La tâche est ardue et la lecture de l’album est exigeante. En effet, les concepts abordés, le niveau d’abstraction et la masse d’informations diffusées demande concentration et efforts. Ça ne se lit pas comme un épisode des Tuniques Bleues ou une succession de gags de Boule et Bill. Pourtant, le charme opère. D’une part, le récit alterne subtilement leçon philosophique, biographie du protagoniste, épisodes diplomatiques, scènes comiques et situations du quotidien. D’autre part, Papadatos opte pour l’esthétique consensuelle des gros nez, des silhouettes débonnaires, des faciès à l’expression simple, n’ajoutant pas de messages graphiques superflus à un texte déjà dense. Pour peu que le lecteur accepte de fragmenter sa lecture, de prendre son temps, de laisser reposer entre deux épisodes, il prend part à un voyage multiforme et stimulant, qui remet la philosophie au cœur de la société. L’humour est également bien présent ; l’épisode du bordel, au cours duquel Aristote fait un cours à une prostituée est succulent. Les clins d’œil à des classiques de la bande dessinée (Astérix en tête, bien sûr) sont des récréations appréciées.
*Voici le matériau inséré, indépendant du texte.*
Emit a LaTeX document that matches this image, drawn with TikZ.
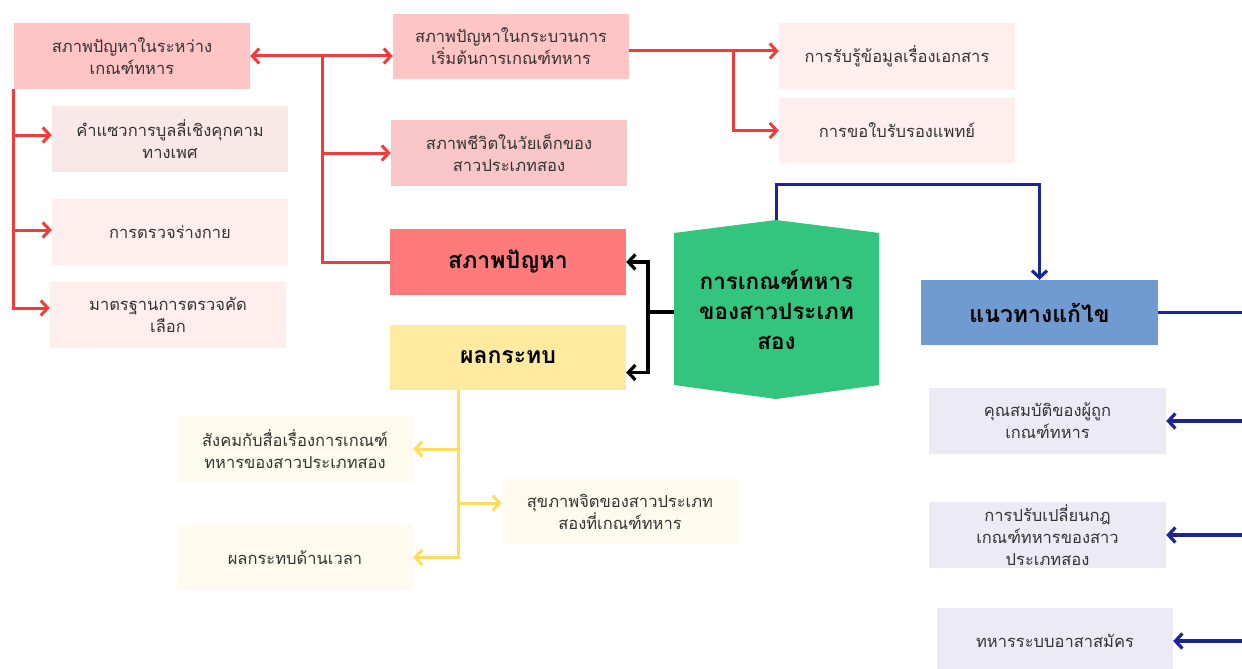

Entre syllogismes et classifications, fluidité narrative et érudition, démonstrations et scènes cocasses, opposition du monde platonicien des Idées à l’observation aristotélicienne de l’expérience, l’ennui n’a pas de place et le propos est d’une haute tenue, tout au long de ces deux cent seize planches. Le sujet ne doit pas rebuter ; au contraire, il constitue une occasion trop rare de considérer ce qui constitue l’essentiel de l’humain et de son rapport au monde.